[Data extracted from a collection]
-*-

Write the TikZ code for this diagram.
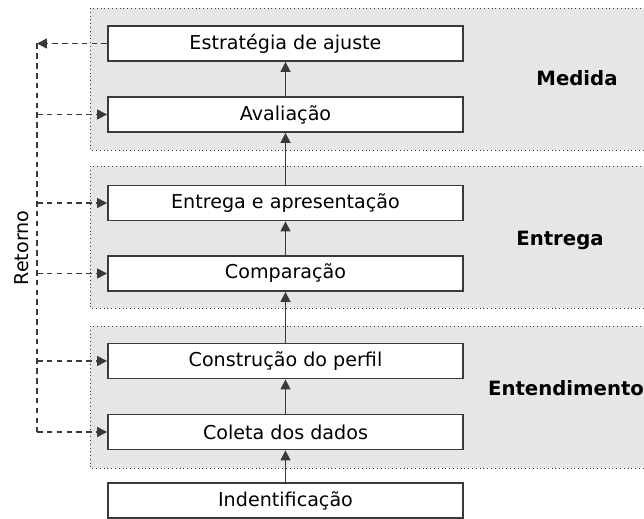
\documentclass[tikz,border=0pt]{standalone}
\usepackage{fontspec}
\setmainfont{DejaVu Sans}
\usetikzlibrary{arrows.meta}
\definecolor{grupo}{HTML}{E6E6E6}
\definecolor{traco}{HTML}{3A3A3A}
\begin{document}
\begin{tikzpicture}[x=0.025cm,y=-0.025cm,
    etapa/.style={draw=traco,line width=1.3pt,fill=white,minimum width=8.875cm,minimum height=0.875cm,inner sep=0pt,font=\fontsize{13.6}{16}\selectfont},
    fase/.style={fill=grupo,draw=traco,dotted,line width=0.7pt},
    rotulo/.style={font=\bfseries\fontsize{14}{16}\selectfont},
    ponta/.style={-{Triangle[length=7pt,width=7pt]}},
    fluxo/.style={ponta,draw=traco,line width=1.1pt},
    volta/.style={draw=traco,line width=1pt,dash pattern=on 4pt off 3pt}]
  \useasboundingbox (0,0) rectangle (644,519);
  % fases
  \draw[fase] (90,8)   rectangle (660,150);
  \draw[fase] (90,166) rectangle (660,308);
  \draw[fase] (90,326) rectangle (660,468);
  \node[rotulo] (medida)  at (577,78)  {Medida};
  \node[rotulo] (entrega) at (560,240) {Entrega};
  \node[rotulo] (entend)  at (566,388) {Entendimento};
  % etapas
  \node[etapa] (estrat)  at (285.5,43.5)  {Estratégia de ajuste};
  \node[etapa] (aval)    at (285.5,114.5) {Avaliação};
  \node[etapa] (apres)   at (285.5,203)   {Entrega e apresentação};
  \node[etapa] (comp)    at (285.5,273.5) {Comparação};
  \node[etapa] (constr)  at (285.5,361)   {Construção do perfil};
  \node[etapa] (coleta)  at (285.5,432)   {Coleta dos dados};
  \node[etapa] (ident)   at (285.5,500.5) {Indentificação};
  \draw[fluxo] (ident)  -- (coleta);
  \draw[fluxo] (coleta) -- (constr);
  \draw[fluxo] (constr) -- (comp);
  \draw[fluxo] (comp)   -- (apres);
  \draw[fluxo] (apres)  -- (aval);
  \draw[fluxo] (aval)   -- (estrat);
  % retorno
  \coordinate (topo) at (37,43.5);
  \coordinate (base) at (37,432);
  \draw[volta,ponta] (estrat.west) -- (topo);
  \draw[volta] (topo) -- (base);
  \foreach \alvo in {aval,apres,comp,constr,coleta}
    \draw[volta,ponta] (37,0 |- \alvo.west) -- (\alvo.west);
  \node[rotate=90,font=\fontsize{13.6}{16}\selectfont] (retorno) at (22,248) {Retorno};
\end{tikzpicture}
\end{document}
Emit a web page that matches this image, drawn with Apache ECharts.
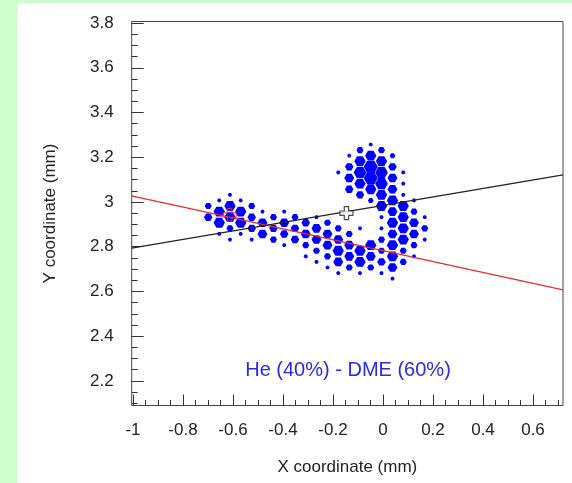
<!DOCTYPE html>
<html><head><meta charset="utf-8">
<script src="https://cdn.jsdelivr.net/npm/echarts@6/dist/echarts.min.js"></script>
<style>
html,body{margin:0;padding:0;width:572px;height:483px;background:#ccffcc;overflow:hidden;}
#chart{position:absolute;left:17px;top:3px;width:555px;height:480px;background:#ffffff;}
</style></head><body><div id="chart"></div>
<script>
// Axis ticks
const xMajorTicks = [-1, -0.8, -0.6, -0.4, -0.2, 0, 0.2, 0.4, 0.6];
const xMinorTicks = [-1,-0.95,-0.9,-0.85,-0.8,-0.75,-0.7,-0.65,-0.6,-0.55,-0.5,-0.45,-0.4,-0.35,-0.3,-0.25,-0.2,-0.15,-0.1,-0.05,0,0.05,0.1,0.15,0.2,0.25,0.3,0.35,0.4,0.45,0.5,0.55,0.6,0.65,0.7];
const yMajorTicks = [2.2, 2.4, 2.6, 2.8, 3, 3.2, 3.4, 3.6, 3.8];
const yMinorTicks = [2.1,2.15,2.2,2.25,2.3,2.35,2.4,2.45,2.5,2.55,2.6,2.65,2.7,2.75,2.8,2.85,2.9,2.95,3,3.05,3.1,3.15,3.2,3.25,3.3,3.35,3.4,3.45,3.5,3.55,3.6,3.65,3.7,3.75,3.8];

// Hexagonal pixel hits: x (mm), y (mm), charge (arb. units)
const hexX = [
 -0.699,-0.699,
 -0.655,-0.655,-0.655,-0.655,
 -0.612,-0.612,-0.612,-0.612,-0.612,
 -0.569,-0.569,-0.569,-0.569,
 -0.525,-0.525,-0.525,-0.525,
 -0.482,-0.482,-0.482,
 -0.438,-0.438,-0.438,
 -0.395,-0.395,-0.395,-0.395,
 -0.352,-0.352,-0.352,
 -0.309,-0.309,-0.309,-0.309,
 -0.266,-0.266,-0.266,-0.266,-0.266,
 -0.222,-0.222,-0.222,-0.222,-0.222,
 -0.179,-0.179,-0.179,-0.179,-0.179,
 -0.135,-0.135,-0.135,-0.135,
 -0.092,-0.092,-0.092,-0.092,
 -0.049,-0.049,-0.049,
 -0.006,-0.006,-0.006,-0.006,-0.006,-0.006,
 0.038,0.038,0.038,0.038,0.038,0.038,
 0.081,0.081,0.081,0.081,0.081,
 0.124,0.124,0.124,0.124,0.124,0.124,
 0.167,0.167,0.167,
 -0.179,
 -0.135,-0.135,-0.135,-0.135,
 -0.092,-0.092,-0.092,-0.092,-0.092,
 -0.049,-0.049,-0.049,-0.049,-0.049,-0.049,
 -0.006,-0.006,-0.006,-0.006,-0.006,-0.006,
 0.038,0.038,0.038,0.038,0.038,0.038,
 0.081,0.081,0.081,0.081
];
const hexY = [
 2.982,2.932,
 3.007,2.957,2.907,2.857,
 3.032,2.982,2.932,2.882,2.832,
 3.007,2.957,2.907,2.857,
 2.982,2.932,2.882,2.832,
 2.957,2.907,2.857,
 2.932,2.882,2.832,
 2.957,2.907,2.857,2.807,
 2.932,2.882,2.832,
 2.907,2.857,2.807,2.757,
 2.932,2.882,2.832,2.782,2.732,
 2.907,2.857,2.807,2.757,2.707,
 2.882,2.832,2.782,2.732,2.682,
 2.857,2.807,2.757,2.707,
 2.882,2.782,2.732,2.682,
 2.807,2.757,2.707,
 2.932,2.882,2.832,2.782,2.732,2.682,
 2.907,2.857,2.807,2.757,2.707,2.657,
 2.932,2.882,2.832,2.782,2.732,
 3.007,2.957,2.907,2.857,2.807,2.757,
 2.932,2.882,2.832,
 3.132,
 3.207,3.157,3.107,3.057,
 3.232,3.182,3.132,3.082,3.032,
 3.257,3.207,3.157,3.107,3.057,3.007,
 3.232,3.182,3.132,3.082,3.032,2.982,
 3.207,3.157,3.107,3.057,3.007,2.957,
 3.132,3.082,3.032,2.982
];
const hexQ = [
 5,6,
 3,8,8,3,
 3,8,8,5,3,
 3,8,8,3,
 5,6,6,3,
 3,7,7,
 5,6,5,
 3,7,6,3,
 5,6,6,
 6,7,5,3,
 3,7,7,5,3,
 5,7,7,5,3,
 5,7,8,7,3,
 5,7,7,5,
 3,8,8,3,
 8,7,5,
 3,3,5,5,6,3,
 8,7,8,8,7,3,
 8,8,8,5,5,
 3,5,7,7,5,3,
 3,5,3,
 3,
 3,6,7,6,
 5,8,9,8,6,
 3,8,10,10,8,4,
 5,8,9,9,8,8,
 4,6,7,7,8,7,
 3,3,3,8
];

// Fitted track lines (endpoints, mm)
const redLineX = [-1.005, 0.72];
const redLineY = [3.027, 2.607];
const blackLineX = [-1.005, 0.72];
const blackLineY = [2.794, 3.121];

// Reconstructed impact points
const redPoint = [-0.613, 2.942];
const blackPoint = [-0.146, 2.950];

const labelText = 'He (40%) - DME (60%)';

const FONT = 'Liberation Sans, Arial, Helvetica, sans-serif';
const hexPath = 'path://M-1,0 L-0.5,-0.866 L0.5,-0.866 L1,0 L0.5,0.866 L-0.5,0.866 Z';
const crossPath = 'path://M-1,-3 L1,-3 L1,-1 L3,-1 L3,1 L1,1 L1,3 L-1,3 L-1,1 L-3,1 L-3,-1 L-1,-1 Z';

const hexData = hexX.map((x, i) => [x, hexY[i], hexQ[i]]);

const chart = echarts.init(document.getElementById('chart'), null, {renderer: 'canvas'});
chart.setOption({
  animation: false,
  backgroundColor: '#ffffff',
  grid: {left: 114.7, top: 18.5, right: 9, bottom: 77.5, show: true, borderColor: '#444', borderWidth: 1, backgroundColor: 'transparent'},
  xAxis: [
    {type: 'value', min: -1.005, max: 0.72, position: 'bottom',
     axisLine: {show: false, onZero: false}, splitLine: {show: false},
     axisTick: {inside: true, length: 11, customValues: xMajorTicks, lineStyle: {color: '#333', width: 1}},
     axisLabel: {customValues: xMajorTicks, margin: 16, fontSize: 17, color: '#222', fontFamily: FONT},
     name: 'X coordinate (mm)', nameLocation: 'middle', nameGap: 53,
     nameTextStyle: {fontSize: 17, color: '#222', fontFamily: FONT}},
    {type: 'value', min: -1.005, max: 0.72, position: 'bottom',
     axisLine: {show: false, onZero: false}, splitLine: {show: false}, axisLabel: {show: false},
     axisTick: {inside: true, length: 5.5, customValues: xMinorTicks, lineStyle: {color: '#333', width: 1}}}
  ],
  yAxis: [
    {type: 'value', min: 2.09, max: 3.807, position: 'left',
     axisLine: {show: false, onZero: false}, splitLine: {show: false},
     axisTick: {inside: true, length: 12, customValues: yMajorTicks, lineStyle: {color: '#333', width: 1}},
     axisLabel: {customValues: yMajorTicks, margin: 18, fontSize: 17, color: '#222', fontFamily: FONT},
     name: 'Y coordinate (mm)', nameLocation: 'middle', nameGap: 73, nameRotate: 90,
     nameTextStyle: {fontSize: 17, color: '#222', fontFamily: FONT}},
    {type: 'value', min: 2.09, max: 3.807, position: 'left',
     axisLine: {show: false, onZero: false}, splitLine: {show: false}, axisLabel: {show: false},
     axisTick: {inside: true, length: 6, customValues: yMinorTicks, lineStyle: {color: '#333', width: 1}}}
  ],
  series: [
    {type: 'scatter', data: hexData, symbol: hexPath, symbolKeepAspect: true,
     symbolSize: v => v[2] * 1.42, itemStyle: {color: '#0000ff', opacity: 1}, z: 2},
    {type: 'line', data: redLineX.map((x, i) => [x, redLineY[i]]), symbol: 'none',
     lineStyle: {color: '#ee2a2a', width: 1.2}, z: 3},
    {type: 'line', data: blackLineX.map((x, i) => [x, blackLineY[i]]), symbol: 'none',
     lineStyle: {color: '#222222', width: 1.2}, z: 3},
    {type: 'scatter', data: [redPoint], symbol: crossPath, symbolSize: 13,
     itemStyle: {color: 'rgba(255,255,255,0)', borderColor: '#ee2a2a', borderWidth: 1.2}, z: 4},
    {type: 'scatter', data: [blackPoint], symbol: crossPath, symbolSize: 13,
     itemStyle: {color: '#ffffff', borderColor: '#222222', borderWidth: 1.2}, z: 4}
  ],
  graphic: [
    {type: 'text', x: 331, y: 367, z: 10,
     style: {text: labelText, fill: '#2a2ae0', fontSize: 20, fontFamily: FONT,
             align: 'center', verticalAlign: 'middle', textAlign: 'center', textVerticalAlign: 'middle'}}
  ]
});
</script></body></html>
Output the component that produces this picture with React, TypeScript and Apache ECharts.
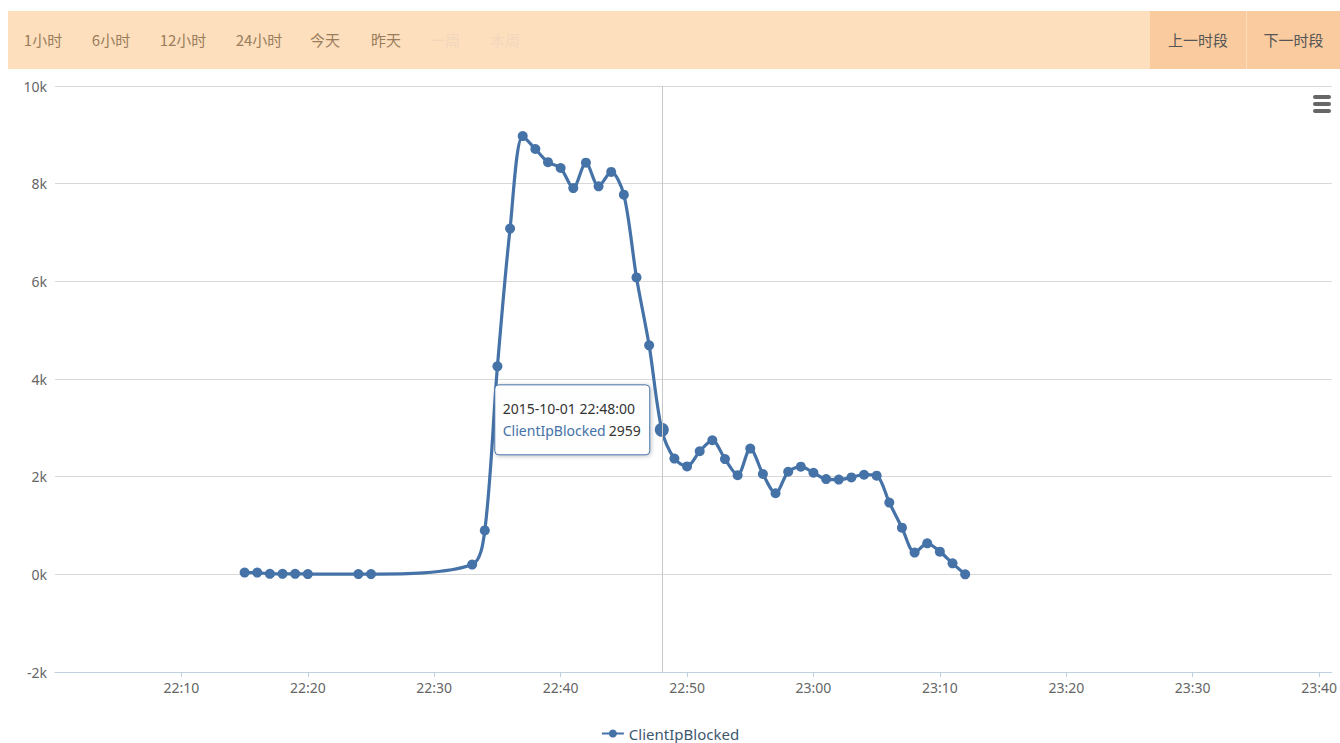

-*-

WRITTEN EXERCISE
Copy out each line that contains the word "Apache".

SOLUTION TO THIS PROBLEM
Emit a web page that matches this image, drawn with Apache ECharts.
Output the component that produces this picture with React, TypeScript and Apache ECharts.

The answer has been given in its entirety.